## [SET PROBLEM]
Drop the pictures, then extract the listing word for word.

## [DATA LINES]
* * * * *

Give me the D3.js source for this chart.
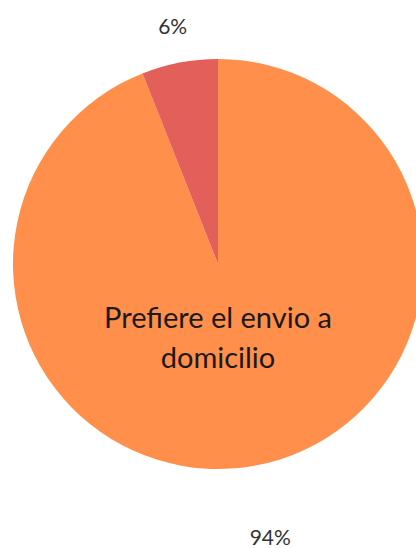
<!DOCTYPE html>
<html>
<head>
<meta charset="utf-8">
<script src="https://cdn.jsdelivr.net/npm/d3@7"></script>
<style>
  body { margin: 0; background: #fff; }
</style>
</head>
<body>
<svg class="chart" width="416" height="548"></svg>
<script>
var categories = ["Prefiere el envio a domicilio", "Otro"];
var values = [94, 6];
var labels = ["94%", "6%"];
var colors = ["#FF8F4B", "#E35F5A"];

window.onload = function(){

    var svg = d3.select(".chart");

    var cx = 218, cy = 264, r = 205;

    var g = svg.append('g')
            .attr('transform', 'translate(' + cx + ',' + cy + ')');

    var pie = d3.pie().sort(null).value(function(d){ return d; });
    var arc = d3.arc().innerRadius(0).outerRadius(r);
    var arcs = pie(values);

    g.selectAll('path')
            .data(arcs)
            .enter()
            .append('path')
            .attr('d', arc)
            .attr('fill', function(d, i){ return colors[i]; });

    // percent labels sit outside the pie, small slice label closer in
    var labelOffset = [74, 37];
    g.selectAll('text.pct')
            .data(arcs)
            .enter()
            .append('text')
            .attr('class', 'pct')
            .attr('transform', function(d, i){
                var rr = r + labelOffset[i];
                var la = d3.arc().innerRadius(rr).outerRadius(rr);
                return 'translate(' + la.centroid(d) + ')';
            })
            .attr('text-anchor', 'middle')
            .attr('dy', '0.35em')
            .attr('font-family', 'Lato, sans-serif')
            .attr('font-size', '21px')
            .attr('fill', '#333')
            .text(function(d, i){ return labels[i]; });

    // category text inside the big slice
    var words = ["Prefiere el envio a", "domicilio"];
    g.append('text')
            .attr('x', 0)
            .attr('y', 64)
            .attr('text-anchor', 'middle')
            .attr('font-family', 'Lato, sans-serif')
            .attr('font-size', '29px')
            .attr('fill', '#1a1a1a')
            .selectAll('tspan')
            .data(words)
            .enter()
            .append('tspan')
            .attr('x', 0)
            .attr('dy', function(d, i){ return i === 0 ? 0 : 40; })
            .text(function(d){ return d; });
}
</script>
</body>
</html>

* * * * *

## [RESPONSE]
Give me the D3.js source for this chart.
<!DOCTYPE html>
<html>
<head>
<meta charset="utf-8">
<script src="https://cdn.jsdelivr.net/npm/d3@7"></script>
<style>
  body { margin: 0; background: #fff; }
</style>
</head>
<body>
<svg class="chart" width="416" height="548"></svg>
<script>
var categories = ["Prefiere el envio a domicilio", "Otro"];
var values = [94, 6];
var labels = ["94%", "6%"];
var colors = ["#FF8F4B", "#E35F5A"];

window.onload = function(){

    var svg = d3.select(".chart");

    var cx = 218, cy = 264, r = 205;

    var g = svg.append('g')
            .attr('transform', 'translate(' + cx + ',' + cy + ')');

    var pie = d3.pie().sort(null).value(function(d){ return d; });
    var arc = d3.arc().innerRadius(0).outerRadius(r);
    var arcs = pie(values);

    g.selectAll('path')
            .data(arcs)
            .enter()
            .append('path')
            .attr('d', arc)
            .attr('fill', function(d, i){ return colors[i]; });

    // percent labels sit outside the pie, small slice label closer in
    var labelOffset = [74, 37];
    g.selectAll('text.pct')
            .data(arcs)
            .enter()
            .append('text')
            .attr('class', 'pct')
            .attr('transform', function(d, i){
                var rr = r + labelOffset[i];
                var la = d3.arc().innerRadius(rr).outerRadius(rr);
                return 'translate(' + la.centroid(d) + ')';
            })
            .attr('text-anchor', 'middle')
            .attr('dy', '0.35em')
            .attr('font-family', 'Lato, sans-serif')
            .attr('font-size', '21px')
            .attr('fill', '#333')
            .text(function(d, i){ return labels[i]; });

    // category text inside the big slice
    var words = ["Prefiere el envio a", "domicilio"];
    g.append('text')
            .attr('x', 0)
            .attr('y', 64)
            .attr('text-anchor', 'middle')
            .attr('font-family', 'Lato, sans-serif')
            .attr('font-size', '29px')
            .attr('fill', '#1a1a1a')
            .selectAll('tspan')
            .data(words)
            .enter()
            .append('tspan')
            .attr('x', 0)
            .attr('dy', function(d, i){ return i === 0 ? 0 : 40; })
            .text(function(d){ return d; });
}
</script>
</body>
</html>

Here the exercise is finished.